In contrast, if there was a block size limit, miners can only mine transactions paying the most fees. And that ensures a healthy equilibrium between transaction throughput and transaction fees.

In the end, we are just trying to figure out which dials to tweak to help bitcoin grow. The block size limit dial should be tweaked with extreme caution, as it could destroy the security and decentralization of bitcoin.

Bitcoin is not one-size-fits-all

I contend that we should design bitcoin for security and decentralization above all else.

Transactions that need the highest security and decentralization will need to pay the higher transaction fees required to use the bitcoin network. Not all transactions can afford this fee, but then they likely don’t need the security and decentralization.

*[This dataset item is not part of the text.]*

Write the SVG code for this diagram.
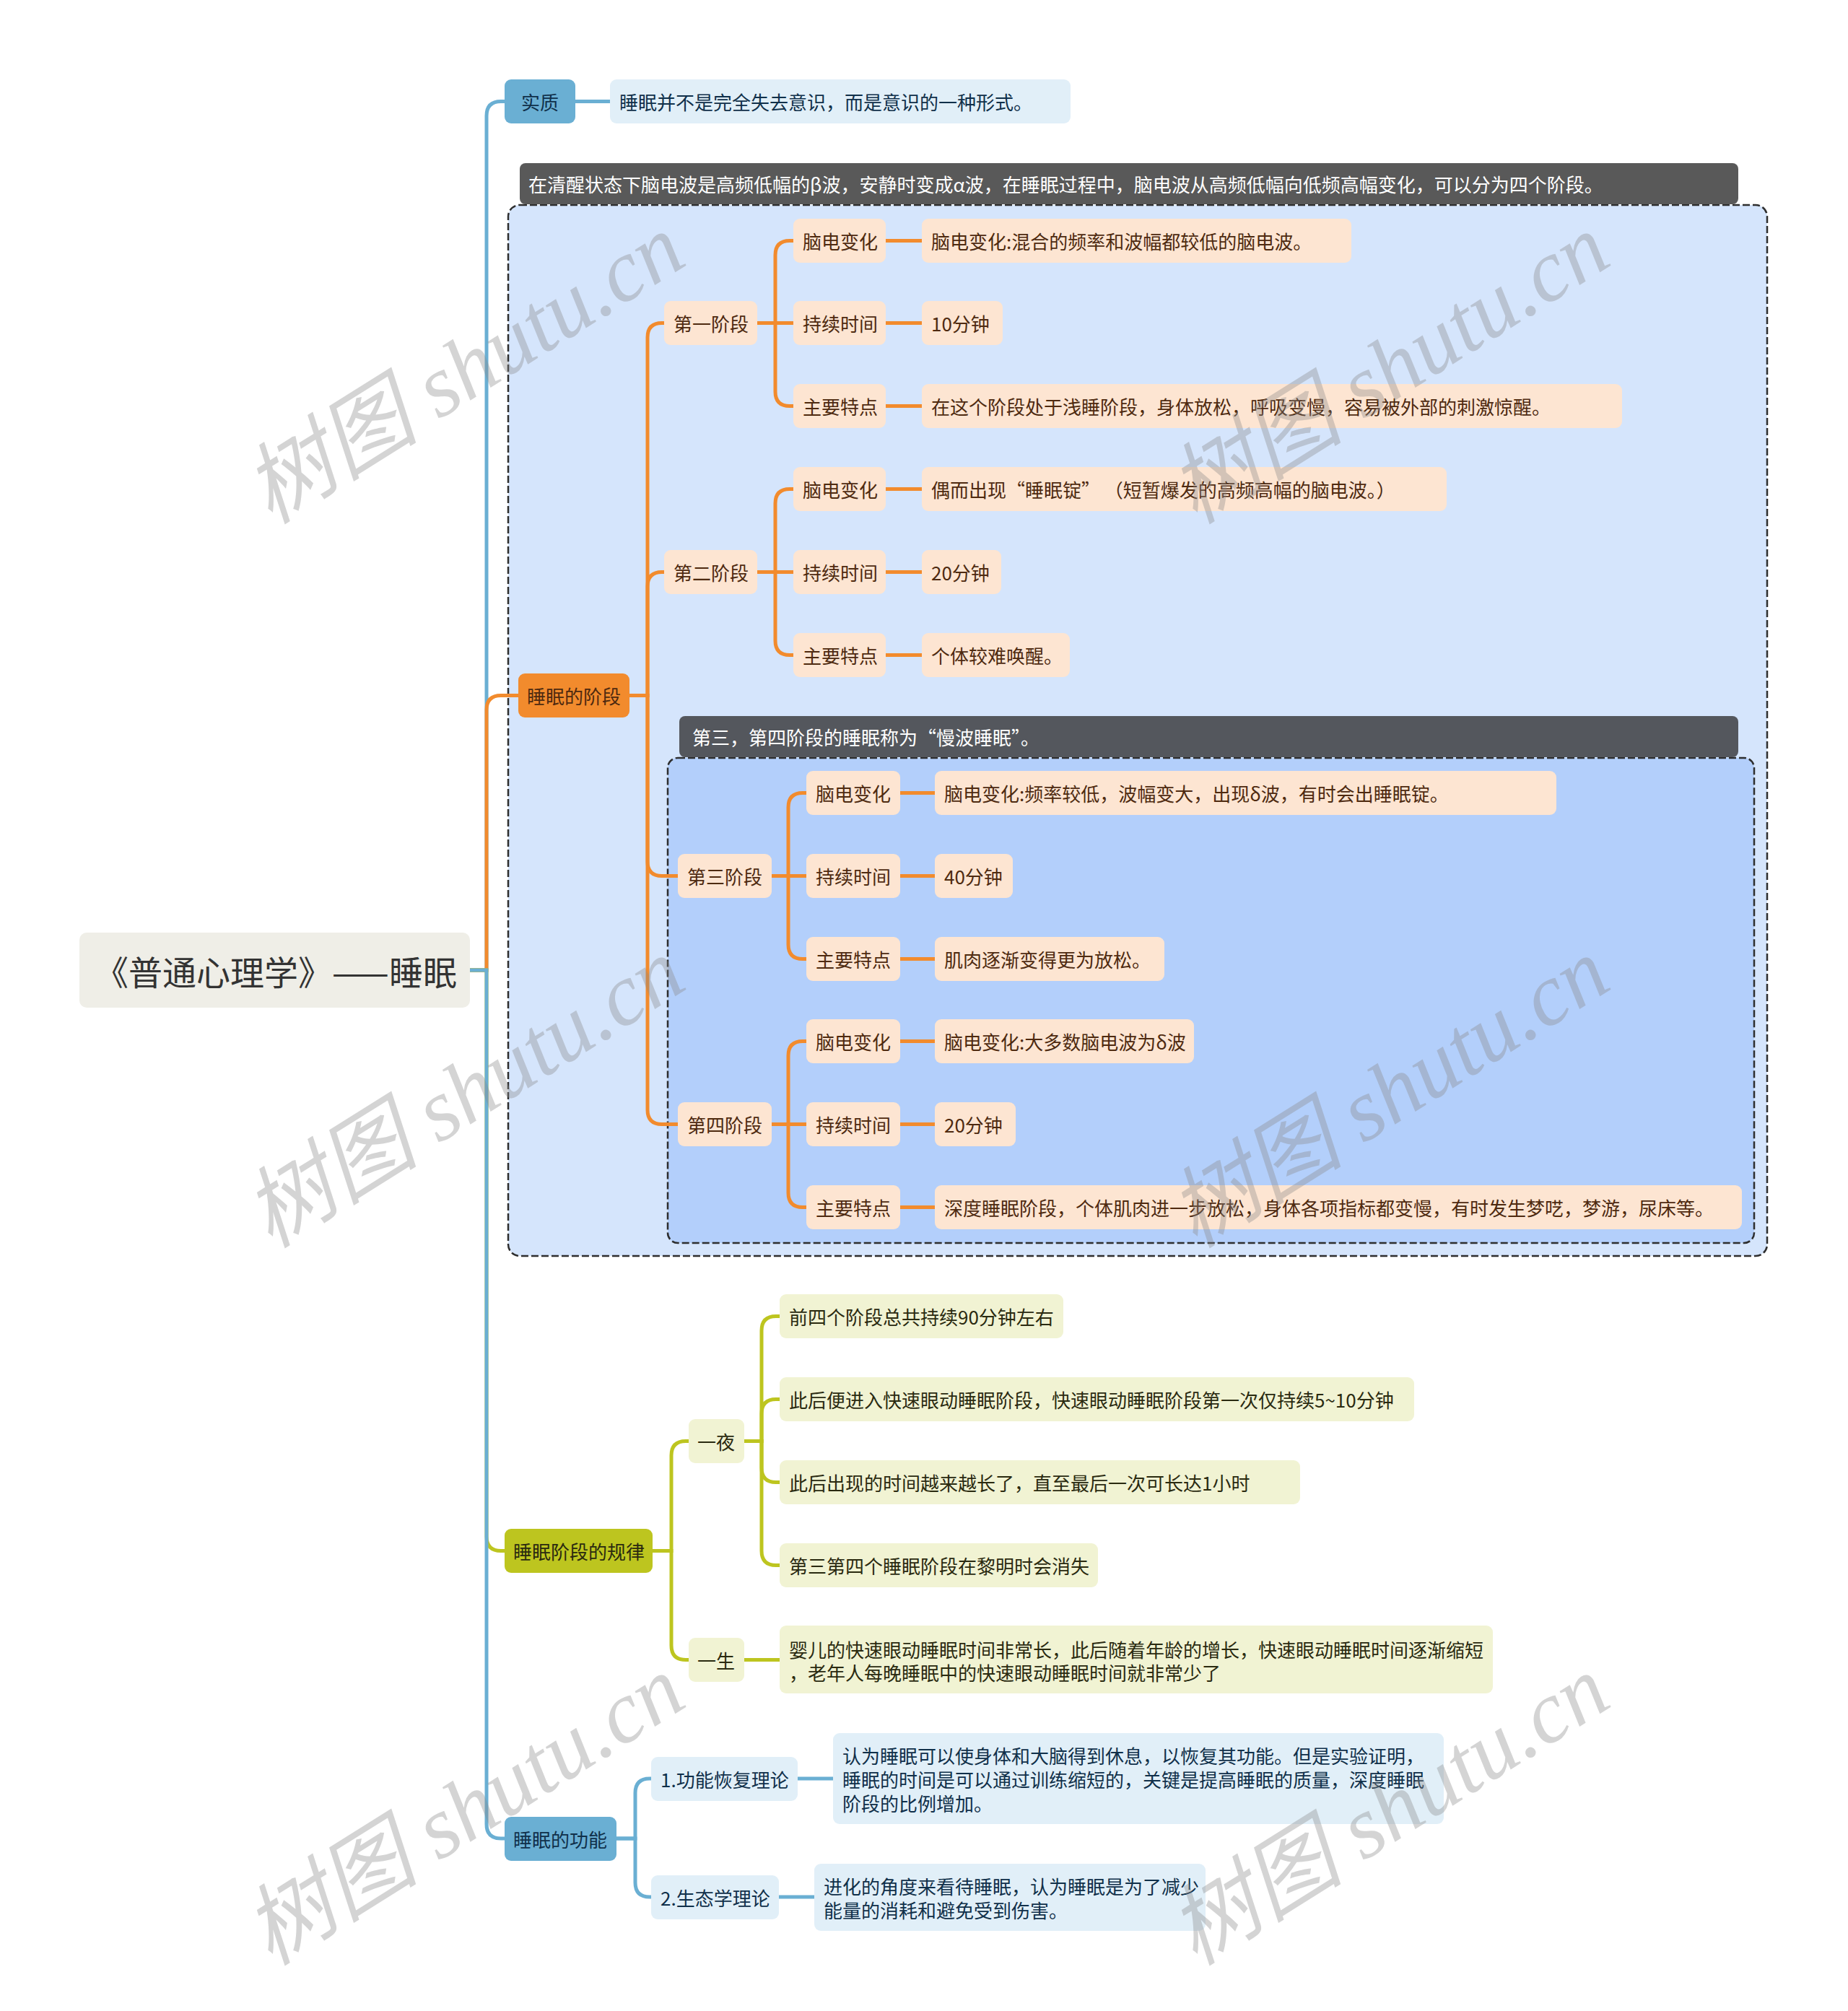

And that’s perfectly fine.

They can use litecoin and altcoins, sidechains, payment channels, the Lightning Network, off-blockchain networks, and other yet to be created networks to send those transactions.

Heck, they can still use Visa if merchants are willing to pay the fees.

You would use bitcoin to buy a house or a car. A 60-minute wait and a $1 fee for an extremely secure, decentralized and irreversible transaction is perfectly fine.

If you are buying coffee and need a cheap but fast transaction and don’t care about security or decentralization, you can use litecoin, the Lightning Network, sidechains or even Starbucks off-blockchain transactions.

As long as everything is seamless, users don’t care. Transactions will be routed to the payment network that makes the most sense based on the needs of that transaction type.

Technologies like on-chain swaps, the Lightning Network, payment channels and sidechains will allow seamless and cheap and free conversions between bitcoin and everything else.

Wallets will hide all that complexity from users. We are not there yet, but that future is very exciting. Not every transaction will be native to bitcoin, but every person will use bitcoin.

(PS I’m currently in favor of scaling Bitcoin via 2–4–8, SegWit, LN, and Validation Cost Metric).